Shneiderman’s response concedes the point on natural experiments, but says he was actually talking about manipulative experiments conducted on large online social networks:

Amazon and NetFlix designers conduct many studies to improve their user interfaces by making changes in a fraction of accounts to measure how user behaviors change. Their goal is to improve business practices, but similar interventional studies on a massive scale could develop better understanding of human collaboration in the designed (as opposed to natural) world …

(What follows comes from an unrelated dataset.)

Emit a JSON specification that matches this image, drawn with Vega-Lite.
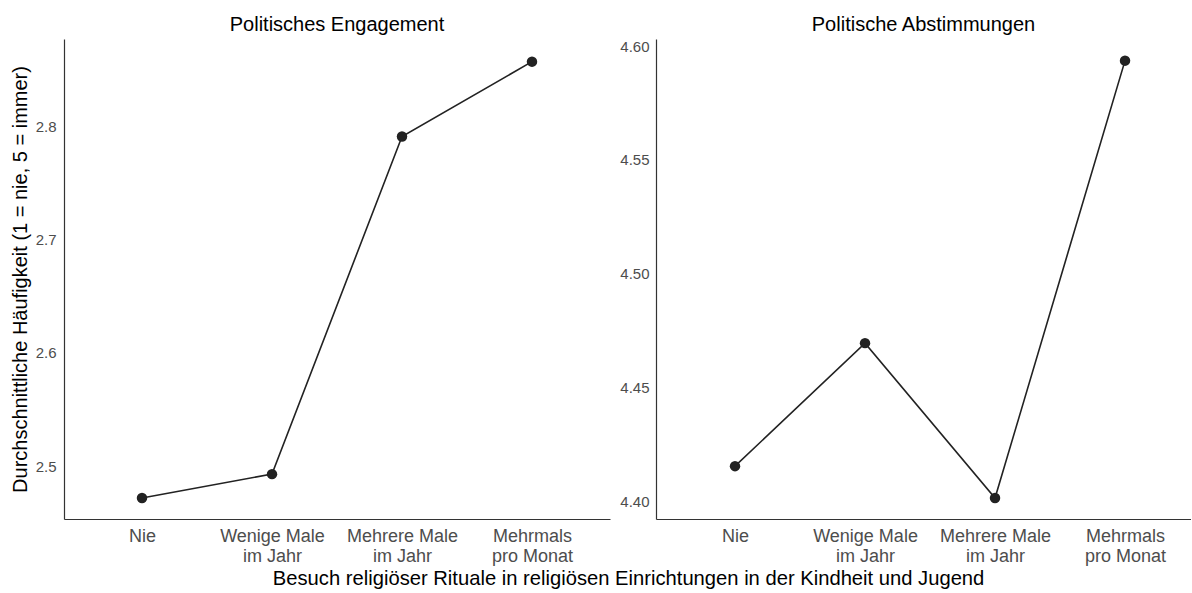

That still sounds to me like ecological experimentation, but with people’s Facebook accounts instead of (to pick an organism at random) yucca moths. Maybe I’m just not getting it, but I don’t see anything in Shneiderman’s description that qualifies as a new kind of science.

References
Shneiderman B. 2008. Science 2.0. Science 319:1349-50.

Diamond J. 2001. Dammed experiments! Science 294:1847-8.

Yoder, JB, and B Shneiderman. 2008. Science 2.0: Not So New? Science 320:1290-1.